Him: “Exactly, you don’t want to wash me, but you’re going to have to, because I’m not doing it.”
Sometimes he’s just too smart.
And yes, I did wash him.
June 11, 2008
My mom has a small blow-up pool, where my kids and I go almost every day after work. My boys have invented an adorable game, which they like to call “Lost Boy”.
The game goes like this: both boys walk to the opposite side of the pool from my mom and I, then the oldest places his arm around the youngest, and says, “are you a lost little boy?”.
“I a wost boy”, his brother replies, and the oldest leads him to me, or my mother, and says, here’s your lost little boy.
“What’s your name?”, we ask the toddler. “Wost boy”, he says. Then he hugs us, goes over to the other side of the pool, and we do the whole thing again. It’s adorable.
Today I begged them to play, “Wost Boy”. After I had asked multiple times, my oldest said, “Mommy, we’ve retired from playing that.”
April 15, 2008
This weekend a “bad word” was uttered around the dominoe table, with my oldest present.

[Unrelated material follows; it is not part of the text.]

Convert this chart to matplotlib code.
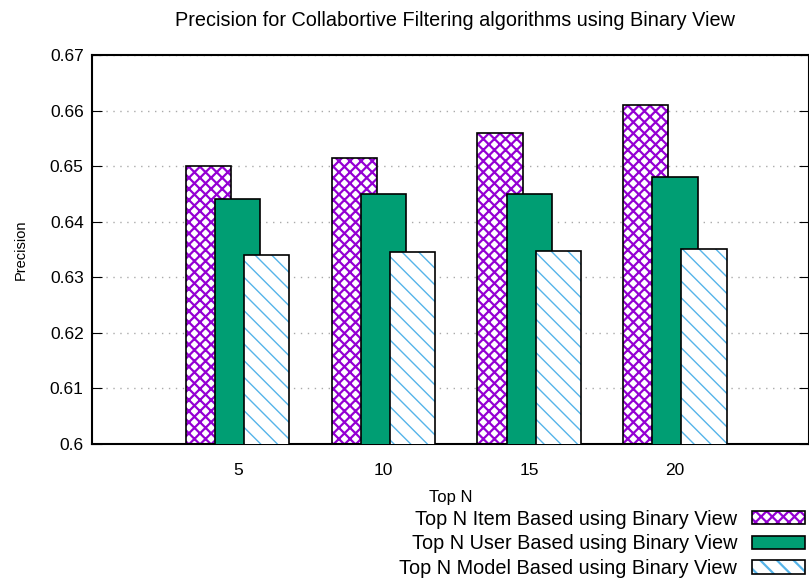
import numpy as np
import matplotlib.pyplot as plt
from matplotlib.patches import Patch
from matplotlib.legend_handler import HandlerTuple

plt.rcParams['font.family'] = ['Liberation Sans', 'DejaVu Sans']
plt.rcParams['hatch.linewidth'] = 1.6

top_n = ['5', '10', '15', '20']
item_based = [0.650, 0.6515, 0.656, 0.661]
user_based = [0.644, 0.645, 0.645, 0.648]
model_based = [0.634, 0.6345, 0.6348, 0.635]

labels = ['Top N Item Based using Binary View',
          'Top N User Based using Binary View',
          'Top N Model Based using Binary View']

purple = '#9400d3'
green = '#009e73'
sky = '#56b4e9'

fig = plt.figure(figsize=(8.09, 5.8), dpi=100)
ax = fig.add_axes([0.1137, 0.2345, 0.8863, 0.6707])

index = np.arange(len(top_n))
bar_width = 0.31
offset = 0.2

# hatched fills first, black outlines drawn on top
ax.bar(index - offset, item_based, bar_width, color='white',
       edgecolor=purple, hatch='xxx', linewidth=0, zorder=2)
ax.bar(index - offset, item_based, bar_width, color='none',
       edgecolor='black', linewidth=1.2, zorder=3)
ax.bar(index, user_based, bar_width, color=green,
       edgecolor='black', linewidth=1.2, zorder=4)
with plt.rc_context({'hatch.linewidth': 1.0}):
    ax.bar(index + offset, model_based, bar_width, color='white',
           edgecolor=sky, hatch='\\\\', linewidth=0, zorder=5)
    h_model_fill = Patch(facecolor='white', edgecolor=sky, hatch='\\\\', linewidth=0)
ax.bar(index + offset, model_based, bar_width, color='none',
       edgecolor='black', linewidth=1.2, zorder=6)

ax.set_ylim(0.6, 0.67)
ax.set_xlim(-1, 3.92)
ax.set_yticks(np.arange(0.60, 0.671, 0.01))
ax.set_yticklabels(['0.6', '0.61', '0.62', '0.63', '0.64', '0.65', '0.66', '0.67'])
ax.set_xticks(index)
ax.set_xticklabels(top_n)
ax.tick_params(axis='y', direction='in', length=7, right=True, labelsize=12.5, pad=6)
ax.tick_params(axis='x', length=0, labelsize=12.5, pad=14)
ax.yaxis.grid(True, linestyle=(0, (1, 4)), color='#aaaaaa', linewidth=1)
ax.set_axisbelow(True)
for s in ax.spines.values():
    s.set_linewidth(1.5)

fig.text(0.562, 0.965, 'Precision for Collabortive Filtering algorithms using Binary View',
         fontsize=14.3, ha='center', va='center')
ax.set_ylabel('Precision', fontsize=10.5, labelpad=16)
ax.set_xlabel('Top N', fontsize=12, labelpad=8.5)

h_item = (Patch(facecolor='white', edgecolor=purple, hatch='xxx', linewidth=0),
          Patch(facecolor='none', edgecolor='black', linewidth=1.2))
h_user = Patch(facecolor=green, edgecolor='black', linewidth=1.2)
h_model = (h_model_fill, Patch(facecolor='none', edgecolor='black', linewidth=1.2))
fig.legend([h_item, h_user, h_model], labels,
           handler_map={tuple: HandlerTuple(ndivide=1, pad=0)},
           loc='lower right', bbox_to_anchor=(1.007, -0.0135), frameon=False,
           markerfirst=False, fontsize=14.3, handlelength=2.66, handleheight=0.65,
           labelspacing=0.28, handletextpad=0.75, borderpad=0)

fig.savefig('out.png', dpi=100)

I took the opportunity to explain that sometimes adults screw up, and they shouldn’t say bad words, and he definitely shouldn’t say them.
“I know mommy, I won’t say it, or shit either”.
I laughed so hard I cried, and I felt guilty that I couldn’t tell him, with a straight face, that his potty mouth wasn’t funny.
April 15, 2008
My oldest, who is five, often uses words that amaze me, in relation to his size. His latest saying is, “I exist”, which he says in the context of, “I insist”.
The first time I heard this gem was earlier today, when he had colored half of a beautiful picture. He asked me to finish it, and I refused, telling him he was doing a great job. He replied, “you finish it, I exist”.